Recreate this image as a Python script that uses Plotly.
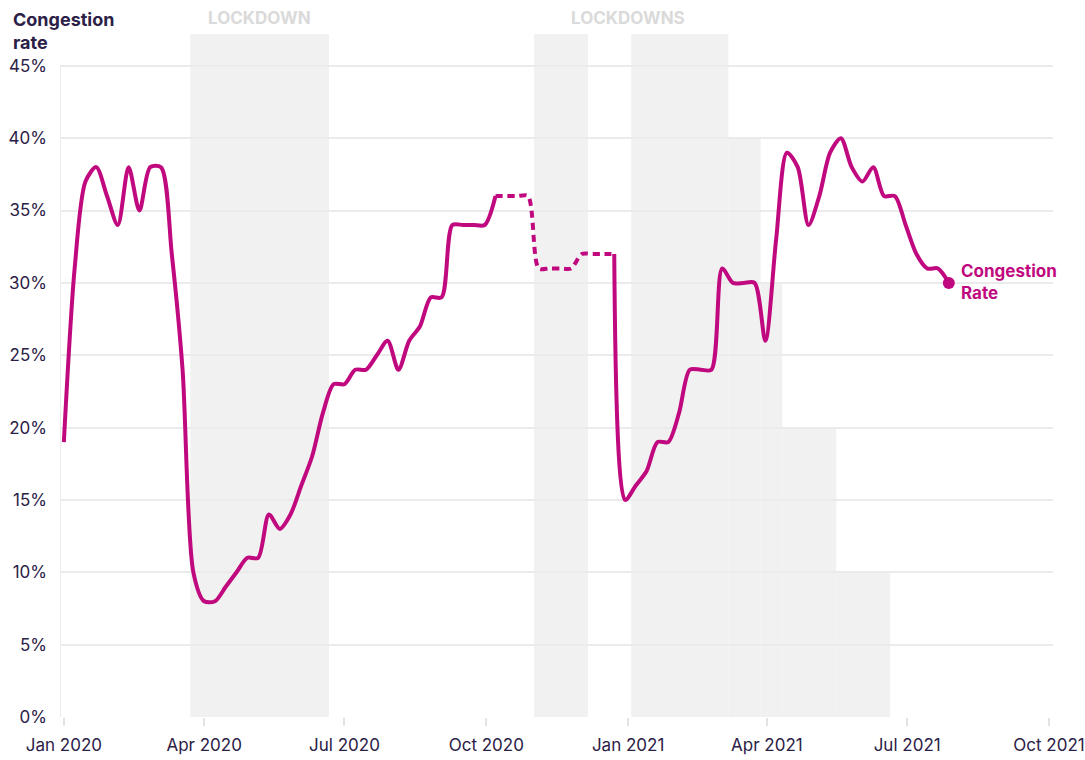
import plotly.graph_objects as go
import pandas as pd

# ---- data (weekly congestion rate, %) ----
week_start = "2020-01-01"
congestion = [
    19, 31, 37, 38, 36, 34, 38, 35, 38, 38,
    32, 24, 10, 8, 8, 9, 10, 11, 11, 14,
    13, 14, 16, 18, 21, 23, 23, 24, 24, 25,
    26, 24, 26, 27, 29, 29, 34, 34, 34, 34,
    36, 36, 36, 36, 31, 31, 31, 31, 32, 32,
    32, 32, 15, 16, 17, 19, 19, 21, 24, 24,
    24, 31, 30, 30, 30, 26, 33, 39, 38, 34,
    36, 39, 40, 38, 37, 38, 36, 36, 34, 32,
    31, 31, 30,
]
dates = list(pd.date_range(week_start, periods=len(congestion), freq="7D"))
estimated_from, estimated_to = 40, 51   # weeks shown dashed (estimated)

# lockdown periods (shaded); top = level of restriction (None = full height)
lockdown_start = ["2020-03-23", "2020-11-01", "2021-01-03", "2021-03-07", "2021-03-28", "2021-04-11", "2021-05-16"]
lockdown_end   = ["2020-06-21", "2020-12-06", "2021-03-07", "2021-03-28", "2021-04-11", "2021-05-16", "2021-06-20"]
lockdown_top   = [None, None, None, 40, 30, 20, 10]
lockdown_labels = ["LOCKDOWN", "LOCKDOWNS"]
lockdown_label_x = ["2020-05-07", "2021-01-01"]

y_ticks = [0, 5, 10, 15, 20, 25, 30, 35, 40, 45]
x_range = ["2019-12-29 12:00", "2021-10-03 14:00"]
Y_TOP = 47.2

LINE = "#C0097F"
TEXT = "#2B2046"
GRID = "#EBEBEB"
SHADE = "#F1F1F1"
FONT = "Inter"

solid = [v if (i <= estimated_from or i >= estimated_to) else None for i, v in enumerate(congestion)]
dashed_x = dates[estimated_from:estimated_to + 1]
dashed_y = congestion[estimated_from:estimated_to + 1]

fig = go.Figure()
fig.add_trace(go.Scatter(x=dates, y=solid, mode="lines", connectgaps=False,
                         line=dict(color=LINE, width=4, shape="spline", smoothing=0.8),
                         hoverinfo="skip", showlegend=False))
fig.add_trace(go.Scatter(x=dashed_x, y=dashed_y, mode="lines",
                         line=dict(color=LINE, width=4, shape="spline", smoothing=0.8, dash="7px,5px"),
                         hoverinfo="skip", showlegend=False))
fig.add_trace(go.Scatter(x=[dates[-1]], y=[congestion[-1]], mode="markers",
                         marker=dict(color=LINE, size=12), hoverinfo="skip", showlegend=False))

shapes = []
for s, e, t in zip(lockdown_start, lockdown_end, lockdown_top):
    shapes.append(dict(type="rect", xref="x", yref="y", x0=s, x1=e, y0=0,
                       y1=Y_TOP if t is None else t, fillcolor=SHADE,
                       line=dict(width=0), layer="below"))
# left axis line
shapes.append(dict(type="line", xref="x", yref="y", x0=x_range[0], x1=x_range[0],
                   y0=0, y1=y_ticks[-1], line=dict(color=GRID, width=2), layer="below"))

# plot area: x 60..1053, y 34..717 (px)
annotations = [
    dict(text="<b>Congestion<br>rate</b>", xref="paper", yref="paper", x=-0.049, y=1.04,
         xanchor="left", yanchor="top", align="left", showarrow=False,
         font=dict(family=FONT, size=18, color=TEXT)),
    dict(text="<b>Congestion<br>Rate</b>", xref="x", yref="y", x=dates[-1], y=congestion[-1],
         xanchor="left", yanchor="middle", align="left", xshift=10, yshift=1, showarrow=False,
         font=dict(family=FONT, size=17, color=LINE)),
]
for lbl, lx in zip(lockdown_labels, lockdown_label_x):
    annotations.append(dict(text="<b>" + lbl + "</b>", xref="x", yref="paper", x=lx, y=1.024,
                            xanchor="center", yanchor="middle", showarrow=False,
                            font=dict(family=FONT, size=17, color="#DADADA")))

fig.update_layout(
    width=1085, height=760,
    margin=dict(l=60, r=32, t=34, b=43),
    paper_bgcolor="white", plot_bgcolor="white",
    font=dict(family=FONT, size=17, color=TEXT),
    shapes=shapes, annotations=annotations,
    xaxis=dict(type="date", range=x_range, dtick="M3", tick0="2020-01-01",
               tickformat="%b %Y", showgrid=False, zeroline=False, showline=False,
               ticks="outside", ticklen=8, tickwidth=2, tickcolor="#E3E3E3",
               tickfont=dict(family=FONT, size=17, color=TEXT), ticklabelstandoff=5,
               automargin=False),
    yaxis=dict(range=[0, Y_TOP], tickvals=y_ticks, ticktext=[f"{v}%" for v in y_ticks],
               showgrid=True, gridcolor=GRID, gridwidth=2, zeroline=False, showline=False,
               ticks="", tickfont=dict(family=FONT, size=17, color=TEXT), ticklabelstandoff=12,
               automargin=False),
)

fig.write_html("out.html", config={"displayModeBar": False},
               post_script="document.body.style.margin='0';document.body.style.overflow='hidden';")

┄┄┄┄┄┄┄┄┄┄

• [EXERCISE INSTRUCTIONS] Restate, line by line and word for word, everything from the top of the material through the line that contains "import pandas as pd". Leave pictures out.

• [RESULT OF THE TASK]
Recreate this image as a Python script that uses Plotly.
import plotly.graph_objects as go
import pandas as pd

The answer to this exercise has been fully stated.